Pick’n’Pay made headlines earlier this week after announcing plans to grant its customers the right to buy food on credit through its ‘smart-shopper’ card. The company argued that its proposed program was a means to an end in a country where citizens were finding it increasingly hard to purchase food at certain times of the month. The precarious and often volatile nature of the economy as well as an unemployment rate hovering above 30% were some of the reasons the company put forth to justify why it had chosen to sail these barely chartered waters.

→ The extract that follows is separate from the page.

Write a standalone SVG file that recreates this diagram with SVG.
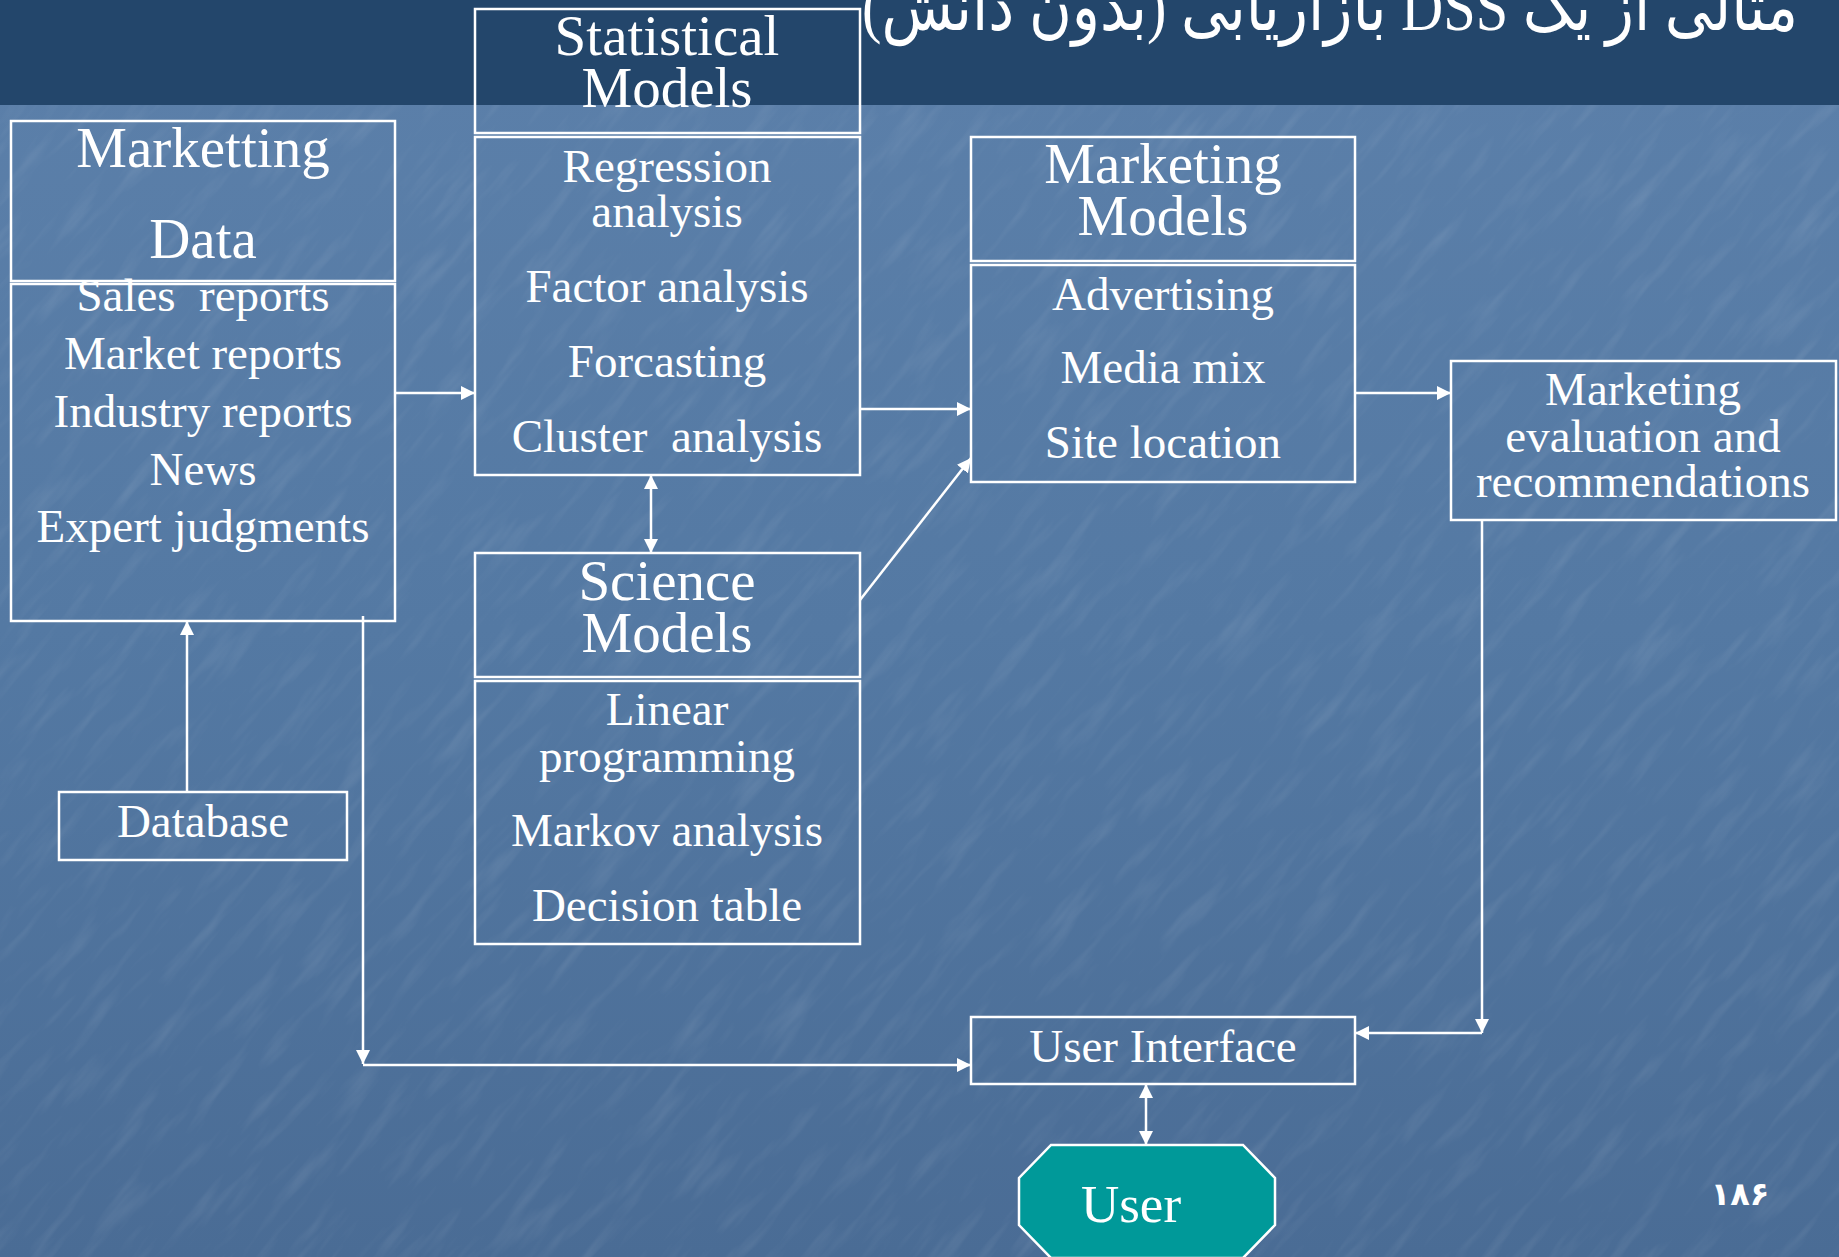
<svg xmlns="http://www.w3.org/2000/svg" width="1839" height="1257" viewBox="0 0 1839 1257">
  <defs>
    <linearGradient id="bodyBg" x1="0" y1="0" x2="0" y2="1">
      <stop offset="0" stop-color="#5c80aa"/>
      <stop offset="0.5" stop-color="#5479a3"/>
      <stop offset="1" stop-color="#4a6c95"/>
    </linearGradient>
    <filter id="rough" x="0" y="0" width="1" height="1" filterUnits="objectBoundingBox">
      <feTurbulence type="fractalNoise" baseFrequency="0.012 0.07" numOctaves="3" seed="7" result="n"/>
      <feColorMatrix in="n" type="matrix" values="0 0 0 0 1  0 0 0 0 1  0 0 0 0 1  1.6 0 0 0 -0.8" />
    </filter>
    <marker id="arrow" viewBox="0 0 14 14" markerUnits="userSpaceOnUse" markerWidth="14" markerHeight="14" refX="14" refY="7" orient="auto-start-reverse">
      <path d="M0,0 L14,7 L0,14 z" fill="#ffffff"/>
    </marker>
    <style>
      .box { fill: none; stroke: #ffffff; stroke-width: 2.5; }
      .link { fill: none; stroke: #ffffff; stroke-width: 2.5; }
      .t { font-family: "Liberation Serif", "Times New Roman", serif; fill: #ffffff; text-anchor: middle; }
      .head { font-size: 57px; }
      .item { font-size: 47px; }
      .fa { font-family: "Liberation Serif", "DejaVu Sans", serif; fill: #ffffff; }
    </style>
  </defs>

  <!-- background -->
  <rect x="0" y="0" width="1839" height="1257" fill="url(#bodyBg)"/>
  <g opacity="0.12">
    <rect x="-600" y="-600" width="3200" height="2600" transform="rotate(-50 920 630)" filter="url(#rough)"/>
  </g>
  <rect x="0" y="0" width="1839" height="105" fill="#23466b"/>

  <!-- title -->
  <text class="fa" x="1330" y="30" font-size="68" text-anchor="middle" direction="rtl" unicode-bidi="embed" textLength="936" lengthAdjust="spacingAndGlyphs">مثالی از یک DSS بازاریابی (بدون دانش)</text>

  <!-- connectors -->
  <g id="connectors">
    <path class="link" d="M395,393 H475" marker-end="url(#arrow)"/>
    <path class="link" d="M860,409 H971" marker-end="url(#arrow)"/>
    <path class="link" d="M651,475 V553" marker-start="url(#arrow)" marker-end="url(#arrow)"/>
    <path class="link" d="M860,600 L971,458" marker-end="url(#arrow)"/>
    <path class="link" d="M1355,393 H1451" marker-end="url(#arrow)"/>
    <path class="link" d="M1482,520 V1033" marker-end="url(#arrow)"/>
    <path class="link" d="M1482,1033 H1355" marker-end="url(#arrow)"/>
    <path class="link" d="M187,792 V621" marker-end="url(#arrow)"/>
    <path class="link" d="M363,616 V1064" marker-end="url(#arrow)"/>
    <path class="link" d="M363,1065 H971" marker-end="url(#arrow)"/>
    <path class="link" d="M1146,1084 V1145" marker-start="url(#arrow)" marker-end="url(#arrow)"/>
  </g>

  <!-- Marketting Data -->
  <g id="marketting-data">
    <rect class="box" x="11" y="121" width="384" height="160"/>
    <rect class="box" x="11" y="284" width="384" height="337"/>
    <text class="t head" x="203" y="167">Marketting</text>
    <text class="t head" x="203" y="258">Data</text>
    <text class="t item" x="203" y="311" xml:space="preserve">Sales  reports</text>
    <text class="t item" x="203" y="369">Market reports</text>
    <text class="t item" x="203" y="427">Industry reports</text>
    <text class="t item" x="203" y="485">News</text>
    <text class="t item" x="203" y="542">Expert judgments</text>
  </g>

  <!-- Statistical Models -->
  <g id="statistical-models">
    <rect class="box" x="475" y="9" width="385" height="124"/>
    <rect class="box" x="475" y="137" width="385" height="338"/>
    <text class="t head" x="667" y="55">Statistical</text>
    <text class="t head" x="667" y="107">Models</text>
    <text class="t item" x="667" y="182">Regression</text>
    <text class="t item" x="667" y="227">analysis</text>
    <text class="t item" x="667" y="302">Factor analysis</text>
    <text class="t item" x="667" y="377">Forcasting</text>
    <text class="t item" x="667" y="452" xml:space="preserve">Cluster  analysis</text>
  </g>

  <!-- Science Models -->
  <g id="science-models">
    <rect class="box" x="475" y="553" width="385" height="124"/>
    <rect class="box" x="475" y="681" width="385" height="263"/>
    <text class="t head" x="667" y="600">Science</text>
    <text class="t head" x="667" y="652">Models</text>
    <text class="t item" x="667" y="725">Linear</text>
    <text class="t item" x="667" y="772">programming</text>
    <text class="t item" x="667" y="846">Markov analysis</text>
    <text class="t item" x="667" y="921">Decision table</text>
  </g>

  <!-- Marketing Models -->
  <g id="marketing-models">
    <rect class="box" x="971" y="137" width="384" height="124"/>
    <rect class="box" x="971" y="265" width="384" height="217"/>
    <text class="t head" x="1163" y="183">Marketing</text>
    <text class="t head" x="1163" y="235">Models</text>
    <text class="t item" x="1163" y="310">Advertising</text>
    <text class="t item" x="1163" y="383">Media mix</text>
    <text class="t item" x="1163" y="458">Site location</text>
  </g>

  <!-- Marketing evaluation and recommendations -->
  <g id="marketing-evaluation">
    <rect class="box" x="1451" y="361" width="385" height="159"/>
    <text class="t item" x="1643" y="405">Marketing</text>
    <text class="t item" x="1643" y="452">evaluation and</text>
    <text class="t item" x="1643" y="497">recommendations</text>
  </g>

  <!-- Database -->
  <g id="database">
    <rect class="box" x="59" y="792" width="288" height="68"/>
    <text class="t item" x="203" y="837">Database</text>
  </g>

  <!-- User Interface -->
  <g id="user-interface">
    <rect class="box" x="971" y="1017" width="384" height="67"/>
    <text class="t item" x="1163" y="1062">User Interface</text>
  </g>

  <!-- User -->
  <g id="user">
    <polygon points="1051,1145 1243,1145 1275,1178 1275,1225 1243,1258 1051,1258 1019,1225 1019,1178" fill="#009999" stroke="#ffffff" stroke-width="2.5"/>
    <text class="t" x="1131" y="1222" font-size="53">User</text>
  </g>

  <!-- page number -->
  <text class="fa" x="1740" y="1205" font-size="32" font-weight="bold" text-anchor="middle" direction="rtl">۱۸۶</text>
</svg>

The design of the scheme is fairly simple and quite straight forward. If you qualify for the ‘smart-shopper’ card, you will be able to buy food for up to R40 000, depending on your credit score, after which you will be liable to pay it back within 55 days from the day of purchase. The monthly service fee is set at R10. However, if you fail to settle your bill on time, you will be liable to pay an additional interest cost to the tune of 21% annually. On any other day, this wouldn’t be a cause for concern, except that more than half of all South Africans are three months or more behind on all their payments. According to the National Credit Regulator, the collective bill of this payment default is a staggering R1.7 trillion. This means that for every R100 earned by a South African, R70 goes toward servicing debt. Incidentally, the overwhelming majority of people in this bracket are Pick’n’Pay customers, who make up the lower and middle income groups. Pick’n’Pay knows this, which is why it is endeavouring to pocket a huge chunk of the R1.7 trillion debt pie. You might be tempted to point out that other retailers, Woolworths comes to mind in this regard, are already providing food on credit to their customers. However, to compare Woolworths with Pick’n’Pay customers is to be oblivious of the achingly obvious – that the two are in completely different income brackets, with the former being in a better position to settle its payments while the latter may likely slip further into the abyss of debt. So, what happens if you run into arrears? Well, according to Business Tech, the following is a likely scenario:
- You will be charged default administration costs and any other costs and fees relating to debt collection activities;
- Default information will be submitted to the credit bureaus, which may affect your ability to obtain further credit;
- The company may suspend your credit facility and give you 10 days’ notice before closing your account, in which event you must immediately pay your account in full;
- Your account may be handed over to debt collection agencies for the recovery of arrear amount, the costs of which you will be responsible for; and
- If it has to institute legal action against you in court, you will be liable for all costs incurred, including but not limited to legal costs, as well as collection charges, tracing fees and taxes.
It certainly doesn’t take a credit law professor to deduce that nothing good could ever come out of this initiative. It is not, as Pick’n’Pay claims, about meeting the poor half way. If anything, nothing could be further from it. It is quite simply manicured predatory lending, the oldest trick of preying on the vulnerable.